In the event of an emergency it is possible that it could be up to 7 days before rescue can make it from Honolulu. Field campers take an intensive 3 day wilderness first aid course to learn how to deal with medical emergencies - including learning how to put in an IV.
Exciting research! From mid-April to the end of August I will be working with the Hawaiian Monk Seal Research Program [HMSRP] in the Northwestern Hawaiian Islands [NWHI] as an embedded member of one of their field camps for the 2016 field season. While we think of remote places like the middle of the Pacific ocean or the Antarctic as being void of humans, in fact these fragile ecosystems have been hugely impacted by people. This work is a continuation of my research on the effects of anthropogenic impact on fragile and remote ecosystems and what we are doing to help conserve and preserve the natural world.
The HMSRP will deploy 5 field camps this year to the NWHI, leaving April 17th from Ford Is. However, the work has started with one month of training and preparations in Honolulu. I'll be headed to Pearl and Hermes atoll with three other colleagues until the end of August when we'll be picked up by a NOAA research vessel and brought back to Pearl Harbor. With no infrastructure and about 1,200 miles from Honolulu, this is a remote field camp setting. Meaning we will be living in wall tents, have very limited access to the outside world and because there will be no re-supply, we will need to bring all food, water and other supplies with us. More information can be found here.
The Hawaiian monk seal [HMS] is endemic to Hawaii [found only in HI] and with only 1,272 remaining, one of the most endangered marine mammals in the world. The HMSRP has been working to help recover the HMS for about three decades and it is estimated that about 30% of the population is alive today because of their efforts. The HMSRP is the most proactive marine mammal recovery program on the planet and have a number of one-of-a-kind recovery activities including translocations and vaccinations.

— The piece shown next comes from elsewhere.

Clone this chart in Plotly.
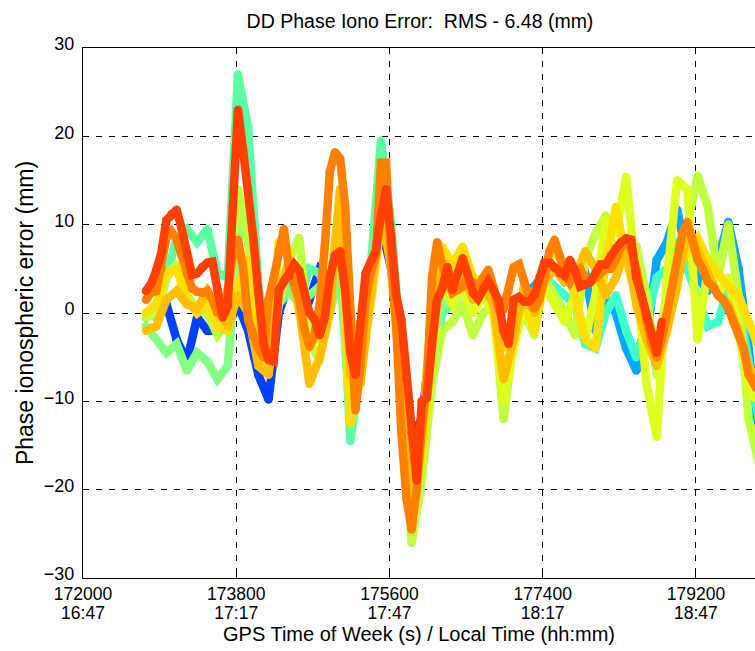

While my primary role with the HMSRP will be assisting with population assessment and recovery activities benefitting the Hawaiian monk seal population, I will use the experience to inform a didactic body of work discussing remote field research and conservation in the Northwestern Hawaiian Islands. My interest in this research lies in the ideology that the dialogue between artists and scientists is imperative for a most informed and diversified understanding of life. With science far too often inaccessible and unattainable, the goal of this collaboration is to bring awareness to the plight of the Hawaiian monk seal and the effects of human impact and climate change on vulnerable ecosystems by propagating public interest through art.
I'll do a few updates before we leave for camp to show you how the preparations are going. The HMSRP also has a great FB page.
Be well and thank you for your continued support!